22 Aprile 2025 - 08:48:20
di Tommaso Cotellessa
La morte di Papa Francesco è giunta come un pugno, inaspettata e sorprendente.
Superati i giorni più duri, quelli della grande sofferenza in cui la drammatica notizia sembrava potesse giungere da un momento all’altro, la prodigiosa ripresa del Santo Padre aveva allontanato i timori di un possibile improvviso peggioramento, nonostante le sue condizioni restassero evidentemente critiche. Papa Francesco è stato, senza alcun dubbio, come sostengono molti opinionisti, il Papa delle sorprese.
Quel Papa giunto dalle periferie del mondo ha, sin dall’inizio del suo pontificato, destato meraviglia e stupore per i suoi modi non convenzionali, per la sua capacità di rompere protocolli e disposizioni pur di dare spazio a quell’anelito che sempre lo ha spinto ad andare verso il prossimo, a mostrarsi vicino a ogni uomo e donna desiderosi di incontrare la misericordia.
Il suo continuo desiderio di incontrare gli ultimi, gli emarginati, i fragili, lo ha spinto a mostrarsi in ogni condizione – anche le più critiche – pur di non far mancare la sua voce di padre, pronto a sostenere nel solo modo che può un uomo saggio: essendoci, partecipando alle sofferenze e alle gioie degli altri, mettendo in comune le proprie.
In linea con il suo sorprendente pontificato, Papa Francesco ci ha stupiti ancora una volta varcando la soglia più alta, quella che dalla terra conduce al cielo, consegnando la sua vita solo dopo aver vissuto la Pasqua. I suoi auguri e il suo abbraccio alla folla in Piazza San Pietro nella Domenica di Pasqua suonano come le parole pronunciate dal legno della croce: tutto è compiuto. Ma queste parole, Francesco – come spesso ha fatto – più che proclamarle, le ha vissute, compiendo la sua vita proprio con il suo sorriso, il suo affetto e la sua capacità di farsi interprete e guida in un mondo sempre più immerso nel caos e nella confusione.
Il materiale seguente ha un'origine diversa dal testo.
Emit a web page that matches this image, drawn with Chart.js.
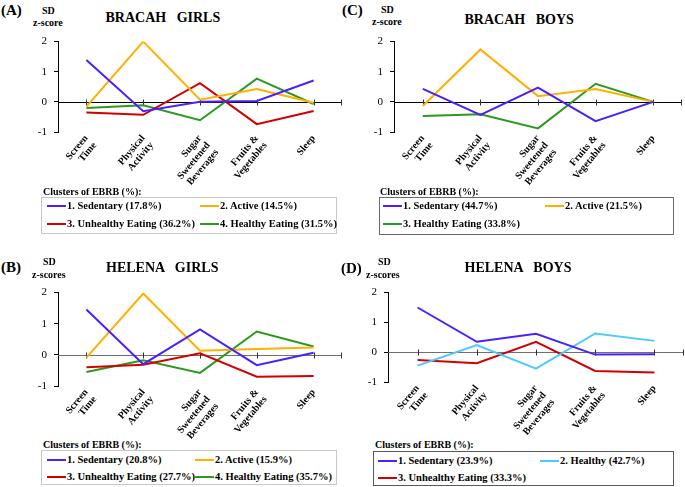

Nel lunedì dell’angelo, Francesco si è fatto apripista di quella strada di cui aveva parlato sin dall’inizio del suo pontificato: la strada della misericordia e della gioia, ma soprattutto quella della speranza, alla quale ha deciso di dedicare proprio il Giubileo in corso in questo Anno Santo.
Questo Anno Giubilare si arricchisce così dell’apertura di una nuova porta, che si aggiunge alle tante Porte Sante sparse in tutto il mondo. Francesco, morendo, apre una porta: quella “stretta” per cui entrano i giusti, di cui parlano i Vangeli. La porta che dal cielo accoglie il gregge guidato dal suo Buon Pastore.
Questa speranza è quella che non confonde, quella che non possiamo perdere di vista, altrimenti verremmo meno a Francesco stesso, il quale è stato in grado di piangere con chi era nel pianto e gioire con era nella gioia, senza mai perdere quella visione esistenziale che spinge ad avere la certezza che tutto concorra al bene.
In questi anni Francesco ci ha abituati a gesti straordinari. La sua idea di chiesa “Ospedale da Campo” ha attraversato il mondo per mezzo della sua voce che incessantemente si è spesa per promuovere una società giusta, capace di costruire relazioni fondate sulla cura, sul perdono e sulla riconciliazione. Il suo grido di pace ha raggiunto ogni angolo della terra, fino alla piccola parrocchia di Gaza, ai fedeli dell’Ucraina, ai sacerdoti della Terra Santa.
Il suo desiderio di pace ha reso possibili missioni diplomatiche in Russia e richieste concrete per la tutela dei diritti umani nei luoghi in cui le atrocità si fanno più vere e dolorose. Ma soprattutto, ciò che Papa Francesco è riuscito a fare – nonostante le molte calunnie attirate – è stato tentare di portare la pace nelle nostre case. La sua non è mai stata una presenza ingombrante, ma familiare. Dalle telefonate ai fedeli alle sue fughe improvvise per le strade di Roma, Francesco è stato davvero il papa missionario della modernità.
L’Abruzzo ne è stato testimone in quel 28 agosto 2022, quando, nel presiedere il rito di apertura della Porta Santa durante la Perdonanza Celestiniana, si è mostrato guida vicina e pastore amorevole della nostra terra. Una vicinanza concreta, tangibile. Tanti piangono Papa Francesco in tutto il mondo, ma il modo migliore per omaggiarlo e ricordarlo è gioire con lui, perché siamo certi che quest’uomo ha combattuto la buona battaglia, ha terminato la corsa e ha conservato la fede fino a conquistare la corona di giustizia.
Ora è il tempo della sequela. La porta da varcare è quella della speranza, quella che non confonde.